Estos versos, creo que para todos nosotros, evocan la magia de esa irrupción suave y solemne del silencio.

Un gran poeta se reconoce porque nunca ocupa con su voz el espacio total del poema, sino que deja siempre lugares silenciosos alrededor de él y dentro de él; grietas por las cuales el poema escapa y puede hablarnos con otra voz, acaso con nuestra propia voz.

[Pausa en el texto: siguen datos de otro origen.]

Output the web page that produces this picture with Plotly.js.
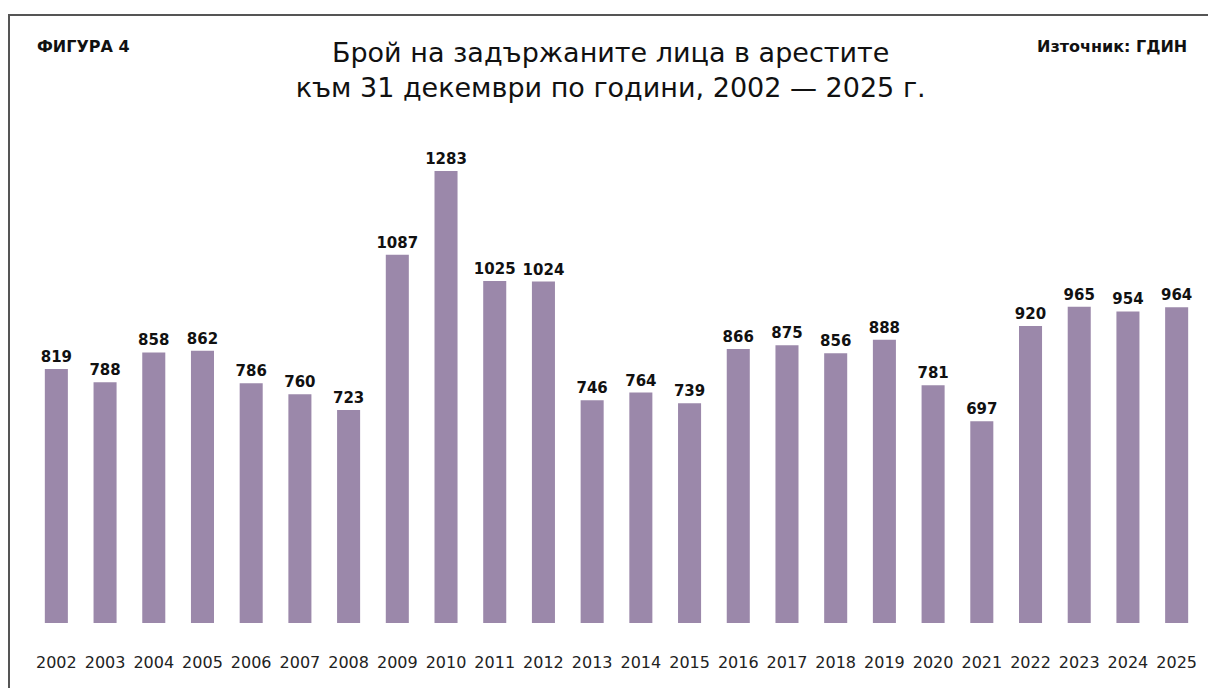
<!DOCTYPE html>
<html lang="bg">
<head>
<meta charset="utf-8">
<script src="https://cdn.plot.ly/plotly-3.0.1.min.js"></script>
<style>
html,body{margin:0;padding:0;background:#fff;overflow:hidden;}
#chart{width:1208px;height:688px;}
</style>
</head>
<body>
<div id="chart"></div>
<script>
const years = ['2002','2003','2004','2005','2006','2007','2008','2009','2010','2011','2012','2013','2014','2015','2016','2017','2018','2019','2020','2021','2022','2023','2024','2025'];
const detained = [819,788,858,862,786,760,723,1087,1283,1025,1024,746,764,739,866,875,856,888,781,697,920,965,954,964];
const titleText = 'Брой на задържаните лица в арестите<br>към 31 декември по години, 2002 — 2025 г.';
const figLabel = 'ФИГУРА 4';
const sourceLabel = 'Източник: ГДИН';

const FONT = '"DejaVu Sans", "Noto Sans", sans-serif';

const trace = {
  type: 'bar',
  x: years,
  y: detained,
  marker: {color: '#9b88aa'},
  text: detained.map(String),
  textposition: 'outside',
  constraintext: 'none',
  cliponaxis: false,
  textfont: {family: FONT, size: 15, color: '#111', weight: 700},
  hoverinfo: 'x+y'
};

// frame: top and left edges only (in pixel-equivalent paper units)
const PL = 32, PW = 1169, PB = 623, PH = 473;
const px = v => (v - PL) / PW;
const py = v => (PB - v) / PH;

const layout = {
  width: 1208,
  height: 688,
  margin: {l: 32, r: 7, t: 150, b: 65},
  paper_bgcolor: '#fff',
  plot_bgcolor: '#fff',
  bargap: 0.527,
  showlegend: false,
  font: {family: FONT, color: '#111'},
  title: {
    text: titleText,
    font: {family: FONT, size: 27, color: '#111'},
    xref: 'paper', x: 0.495, xanchor: 'center',
    yref: 'container', y: 1 - 62/688, yanchor: 'top'
  },
  xaxis: {
    type: 'category',
    showgrid: false,
    zeroline: false,
    showline: false,
    ticks: 'outside',
    ticklen: 25,
    tickcolor: 'rgba(0,0,0,0)',
    tickfont: {family: FONT, size: 16, color: '#222'}
  },
  yaxis: {
    range: [224.5, 1332],
    visible: false,
    showgrid: false,
    zeroline: false
  },
  shapes: [
    {type: 'line', xref: 'paper', yref: 'paper', x0: px(8), x1: px(1208), y0: py(15), y1: py(15),
     line: {color: '#555', width: 2}},
    {type: 'line', xref: 'paper', yref: 'paper', x0: px(9), x1: px(9), y0: py(14), y1: py(688),
     line: {color: '#555', width: 2}}
  ],
  annotations: [
    {text: figLabel, xref: 'paper', yref: 'paper', x: px(35), y: py(47), xanchor: 'left', yanchor: 'middle',
     showarrow: false, font: {family: FONT, size: 16, color: '#111', weight: 700}},
    {text: sourceLabel, xref: 'paper', yref: 'paper', x: px(1189), y: py(47), xanchor: 'right', yanchor: 'middle',
     showarrow: false, font: {family: FONT, size: 16, color: '#111', weight: 700}}
  ]
};

Plotly.newPlot('chart', [trace], layout, {displayModeBar: false, staticPlot: true});
</script>
</body>
</html>
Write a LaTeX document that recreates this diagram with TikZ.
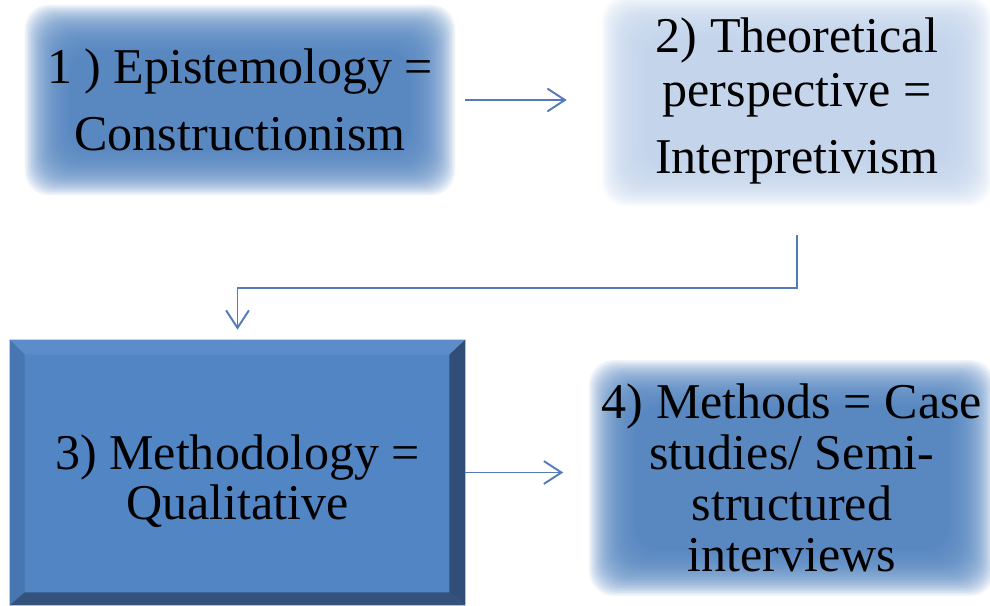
\documentclass[tikz,border=0pt]{standalone}
\usepackage{fontspec}
\setmainfont{Liberation Serif}
\usepackage{xcolor}
\usepackage{tikz}
\usetikzlibrary{arrows.meta}
\usetikzlibrary{backgrounds}

\definecolor{boxblue}{RGB}{79,129,189}
\definecolor{faceblue}{RGB}{82,133,196}
\definecolor{paleblue}{RGB}{192,210,234}
\definecolor{arrowblue}{RGB}{84,122,184}
\definecolor{bevellight}{RGB}{92,140,202}
\definecolor{bevelleft}{RGB}{72,118,176}
\definecolor{beveldark}{RGB}{48,78,120}
\definecolor{bevelbottom}{RGB}{52,82,124}

\begin{document}
\begin{tikzpicture}[
  x=0.02cm, y=-0.02cm,
  stage/.style={inner sep=0pt, align=center},
  glow/.style={opacity=0.09, rounded corners=14pt},
  flow/.style={draw=arrowblue, line width=1.1pt, -{Straight Barb[length=10pt,width=13pt]}}
]

\useasboundingbox (0,0) rectangle (990,605);

\node [stage, minimum width=8.6cm, minimum height=3.8cm,
  font=\fontsize{28.5}{38.5}\selectfont] (epist) at (240,100)
  {1 ) Epistemology =\\Constructionism};
\node [stage, minimum width=7.8cm, minimum height=4.2cm,
  font=\fontsize{28.5}{30.2}\selectfont] (theory) at (797,101)
  {2) Theoretical\\perspective =\\[8pt]Interpretivism};
\node [stage, fill=faceblue, minimum width=9.1cm, minimum height=5.3cm] (method) at (237.5,472.5) {};
\node [stage, font=\fontsize{28.5}{28.5}\selectfont] (methodtext) at (237.5,481)
  {3) Methodology =\\Qualitative};
\node [stage, minimum width=8.1cm, minimum height=4.7cm,
  font=\fontsize{28.5}{29}\selectfont] (methods) at (792,478)
  {4) Methods = Case\\studies/ Semi-\\structured\\interviews};

% soft edged boxes
\begin{scope}[on background layer]
\foreach \i in {0,...,30} {
  \fill [boxblue, glow] ([shift={(\i*1.6,\i*1.6)}]epist.north west) rectangle ([shift={(-\i*1.6,-\i*1.6)}]epist.south east);
  \fill [paleblue, glow] ([shift={(\i*1.6,\i*1.6)}]theory.north west) rectangle ([shift={(-\i*1.6,-\i*1.6)}]theory.south east);
  \fill [boxblue, glow] ([shift={(\i*1.6,\i*1.6)}]methods.north west) rectangle ([shift={(-\i*1.6,-\i*1.6)}]methods.south east);
}
\end{scope}

% bevel of box 3
\fill [bevellight] (method.north west) -- (method.north east) -- ([shift={(-16,15)}]method.north east) -- ([shift={(15,15)}]method.north west) -- cycle;
\fill [bevelleft] (method.north west) -- ([shift={(15,15)}]method.north west) -- ([shift={(15,-13)}]method.south west) -- (method.south west) -- cycle;
\fill [beveldark] (method.north east) -- (method.south east) -- ([shift={(-16,-13)}]method.south east) -- ([shift={(-16,15)}]method.north east) -- cycle;
\fill [bevelbottom] (method.south west) -- ([shift={(15,-13)}]method.south west) -- ([shift={(-16,-13)}]method.south east) -- (method.south east) -- cycle;

\draw [flow, shorten <=0.2cm, shorten >=0.7cm] (epist.east) -- (epist.east -| theory.west);
\draw [flow, shorten <=0.58cm, shorten >=0.2cm] (theory.south) -- ++(0,82) -| (method.north);
\draw [flow, shorten >=0.52cm] (method.east) -- (method.east -| methods.west);

\end{tikzpicture}
\end{document}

Así sucede con estos poemas orientales:

Blancas nubes viajan por el cielo.

Altas laderas de los montes

Nos separan, y todo debe yacer.

Hondos valles se abren entre nosotros.

El camino es áspero y lejano.

Yo te ruego que no mueras.

Poema chino

Fiesta de flores.

Acompañando a su madre

Un niño ciego.

Bashô

Y este hermoso poema de la gran poeta rusa Marina Tsvetaeva, que quisiera transcribir primero en francés, idioma en que lo leí, para después traducirlo:

La vie n’est pas bruit ni orage.

Elle est ainsi: il neige,

la maison est éclairée.

Quelqu’un s’approche.

Lentement, la sonnerie étincelle.

Il entre. Lève les yeux.

Pas un bruit.

Les icones flambent.

(La vida no es ruido, ni tormenta.

Ella es así: nieva,

la casa está iluminada.

Alguien se acerca.

Lentamente titila la llamada.

Entra. Levanta los ojos.

Ningún ruido.

Los iconos llamean.)

Este es un poema donde el silencio llega a una suerte de absoluto que vuelve invisible todo lo que ocurre, salvo una suerte de misteriosa luz que recorre la nieve. Pero hay que ser un gran poeta para lograr esta suerte de desapariciones mágicas.

El silencio que se evoca aquí no es ausencia de sonido, sino conciencia de lo indecible. El poema, al igual que el descubrimiento científico, es el contacto con esa frontera de lo nunca dicho hasta entonces, de lo insospechado. Al retroceder esa frontera, paradójicamente, el mundo de lo no dicho no se reduce, sino que va creciendo. Esto es así porque la sabiduría humana es una aventura de la perforación de las tinieblas que produce más y más luz y paralelamente, más y más tinieblas, más y más adivinación de la dimensión indetenible de las tinieblas. Tinieblas que se van ensanchando alrededor de ese haz de luz que avanza infatigable. Un poema que toque la frontera pura del silencio, el hilo mismísimo, frágil y delgado de lo indecible –los hay muy pocos de ese calibre– se reconoce porque se graba instantáneamente en la memoria, como la pequeña bandera que flamea en el polo para anunciar la presencia de los descubridores.